A China foi um dos seis países - juntamente com a França, a Alemanha, a Rússia, o Reino Unido e os EUA - que assinaram o JCPOA com o Irão em 2015. Numa reunião entre o líder chinês Xi Jinping e o presidente iraniano Masoud Pezeshkian em setembro, Xi reiterou a posição da China de que “atribui importância à promessa repetida do Irão de que não procura desenvolver armas nucleares” e “respeita o direito do Irão à utilização pacífica da energia nuclear”.

Zhao também aponta para o facto de a exportação de perclorato de sódio não ser explicitamente proibida ao abrigo do regime de sanções pré-JCPOA que está agora de novo em vigor. O que as resoluções restabelecidas da ONU proíbem, acrescenta, é o fornecimento de “itens, materiais, equipamentos, bens e tecnologia” por parte dos Estados membros a Teerão, que poderiam contribuir para o desenvolvimento de um sistema de lançamento de armas nucleares por parte do Irão.

Por isso, embora o perclorato de sódio não seja mencionado, “deve ser abrangido pelos controlos mais abrangentes sobre os materiais utilizados na produção de mísseis de combustível sólido”, disse, mas observou que o facto de não ser explicitamente proibido pode deixar à China e a outros países uma maior margem de interpretação.

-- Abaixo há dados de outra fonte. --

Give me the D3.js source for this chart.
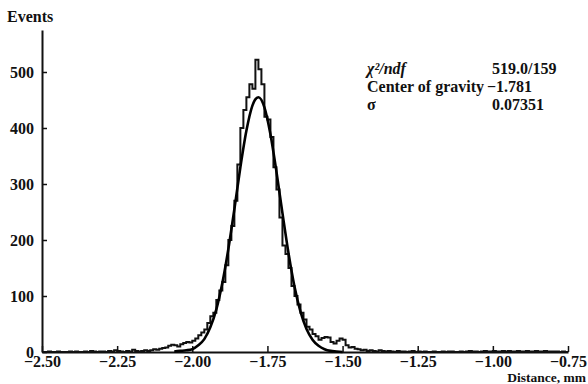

“Pequim pode estar ciente de que essas exportações apoiam indiretamente o programa de mísseis do Irão”, completa Zhao, “mas também pode encarar isto como uma questão de princípio - afirmando o direito soberano da China de tomar decisões independentes sobre o controlo das exportações de artigos não expressamente proibidos pela ONU”.